A final good is a product that the final consumer uses or consumes. The good (product) does not require any additional processing. A company makes a final good for the direct use of the final consumer.

The final consumer is the person or entity that consumes or uses a product or service. We also call this person the ultimate consumer.

We can use the term ‘consumer goods‘ with the same meaning as final goods.

A good is something we make for consumers to buy. Hence, the term ‘consumer goods.’ A ‘good’ is a ‘product.’

Higher Rock Education has the following definition of the term:

“A final good is an item produced for the direct use by end consumers. Final goods are also referred to as consumer goods.”

Put simply; the term refers to any commodity that a company produces and a consumer subsequently consumes. The consumer consumes it to satisfy his or her current wants or needs.

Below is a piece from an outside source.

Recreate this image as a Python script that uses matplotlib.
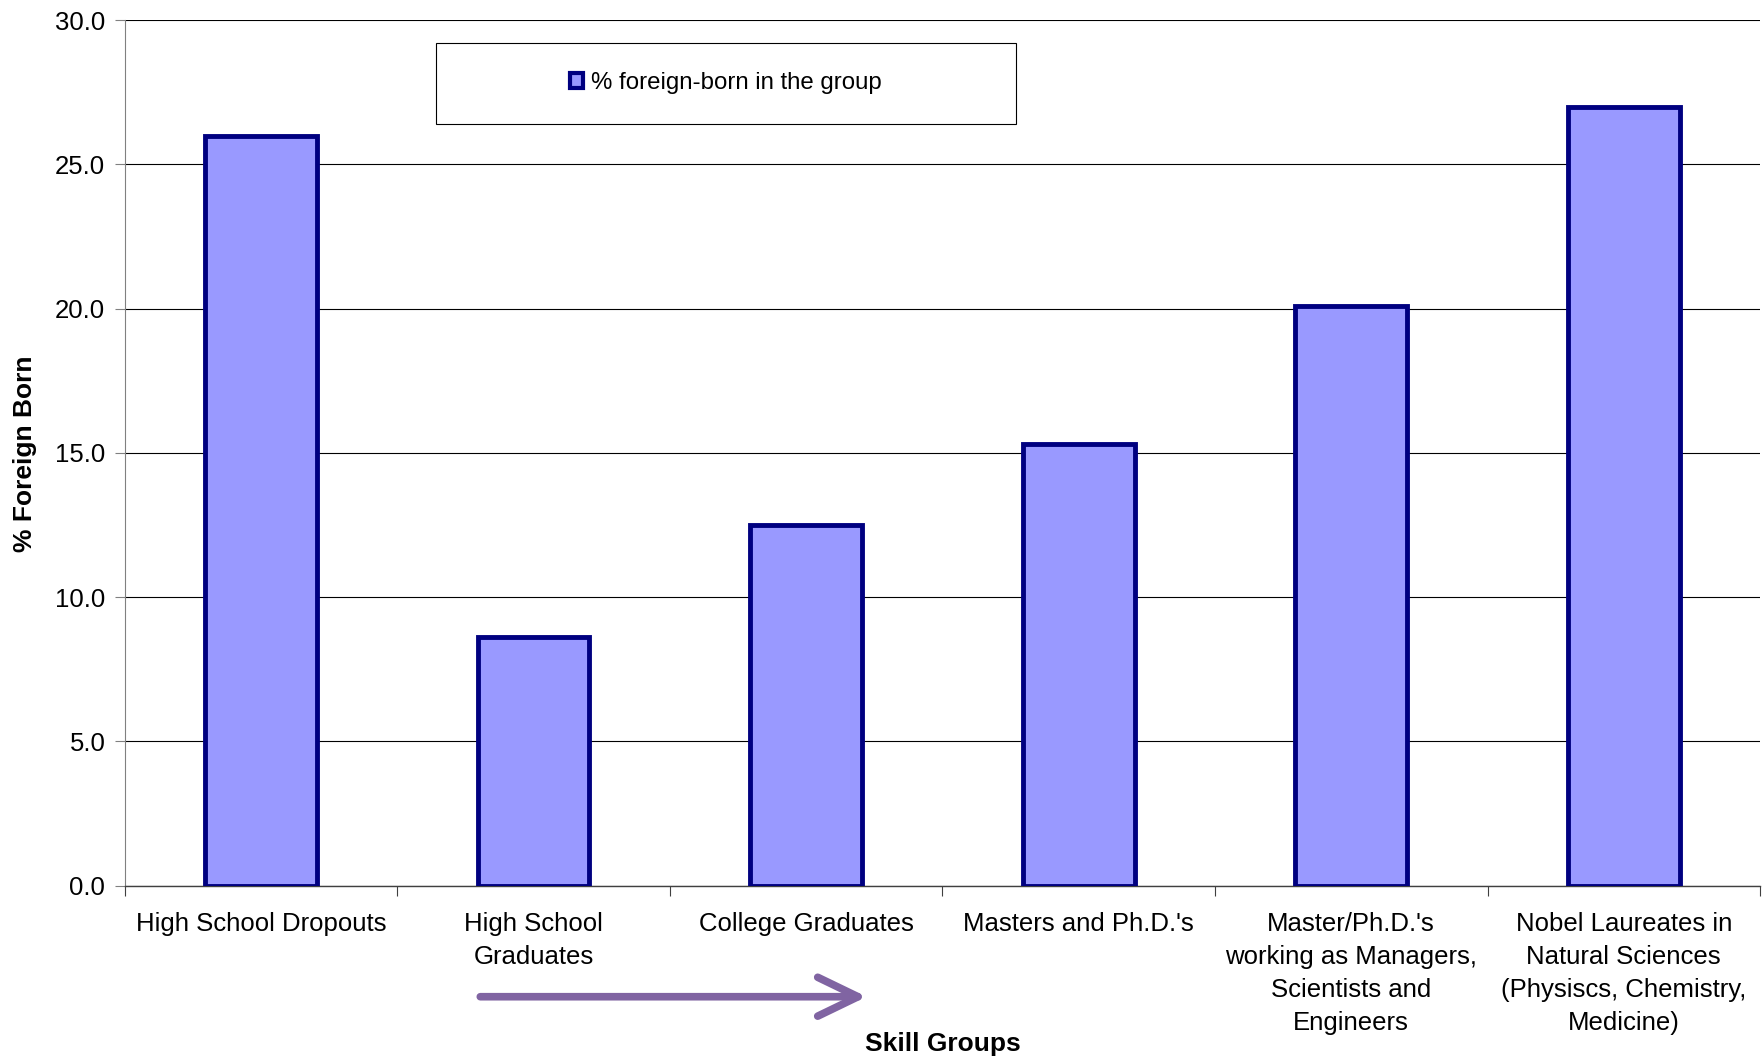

Everything we buy in the supermarket, as long as we consume it, is a final good. Retailers sell final goods.

Final good ultimately consumed

We do not use a final good for the production of something else. The good is the end of the line. In other words, the next step is to consume it.

Goods which we use in the production of something else are ‘intermediate goods.’


For example, a cotton shirt is a final good, but cotton textile (fabric) is an intermediate good.

We use the textile to make something else, i.e., a shirt. However, we consume the shirt, i.e., we wear it. We do not use the shirt to make something else.

Final good and GDP

When calculating national income and output, i.e., GDP, final goods are only new goods. GDP stands for gross domestic product.

For example, GDP does not include items that we counted in previous years. We do not want to count them twice.

When calculating GDP, the term ‘final goods’ includes not just new products, but also services.

Some goods are both

Some goods may be either final or intermediate goods.

Is an egg, for example, a final or intermediate good? That depends. If I buy the egg at a grocery store and eat it at home, it is a final good.

What if a baker buys an egg and uses it to bake a cake? What if the baker subsequently sells the cake to a consumer? In that case, when the baker bought the egg, it was an intermediate good. The cake is the final good.